West-Vlaamse uitloper

Eens je in Escanaffles de brug over de Schelde oversteekt, word je verwelkomd in Avelgem met een bord dat je West-Vlaanderen binnenrijdt. Daar mag je de autodrukte vermijden dankzij het jaagpad tot in Outrijve, waar je terug naar binnen knijpt over rustig slingerende wegen tot voorbij Moen. De brug van het kanaal Kortrijk-Bossuit over en je mag nog een lusje tot aan Sint-Denijs maken. In deze passage kan je zelfs wijngaarden spotten en opnieuw zijn de uitzichten de moeite. Op een van de glooiingen staat een belvédère, zo meldt een bordje. Dat wekt onze nieuwsgierigheid en Google leert dat het gaat om Den Hul, een 18de eeuws buitenverblijf van de bisschop van Doornik. Je zit hier dan ook in een meer welgestelde buurt dan eerder op de dag. De blik die je even later krijgt op de stevig uitgebouwde villa’s bevestigt dat. Het laatste klimwerk heb je achter de rug als je de molen van Ter Claere achter je laat. Van daar gaat het in licht dalende lijn terug naar het kanaal en zo richting Kuurne.

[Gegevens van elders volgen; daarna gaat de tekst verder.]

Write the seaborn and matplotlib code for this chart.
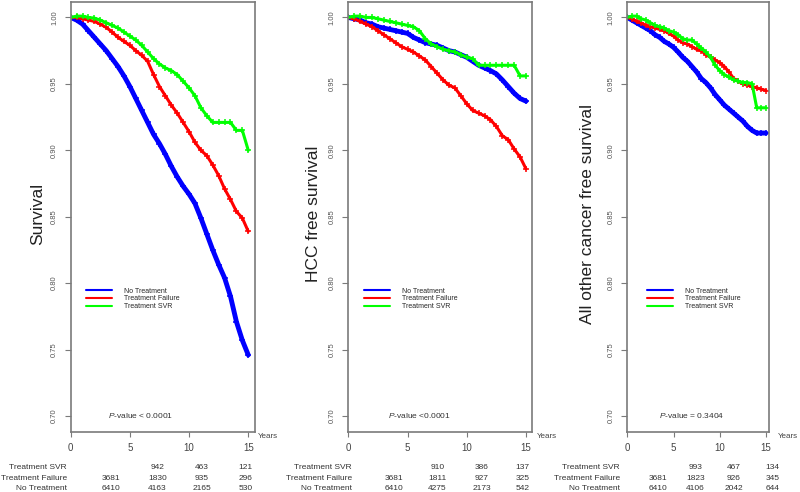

Het West-Vlaamse lusje ontgoochelt niet.

Wie deze 130 km, inclusief 1050 hoogtemeters, zo vroeg op het jaar zonder verpinken heeft volbracht, weet dat het goed zit met de conditie. Wij voelden na afloop de benen toch wat tintelen. Wie kiest voor de kortere 105 km, ruilt het pittige Waalse drieluik in voor de Oude Kruisberg en Hotond, ook allebei aanwezig in de profversie van Kuurne-Brussel-Kuurne. Deelnemers aan de 85 km snijden nog eerder af en beklimmen de Nieuwe Kwaremont, terwijl de 65 km ten noorden van de Schelde blijft. De twee kortere afstanden krijgen één bevoorrading, de twee langere kunnen twee keer stoppen om bij te tanken. Tot en met 18 februari geldt nog het voordeeltarief, daarna geldt de dagprijs.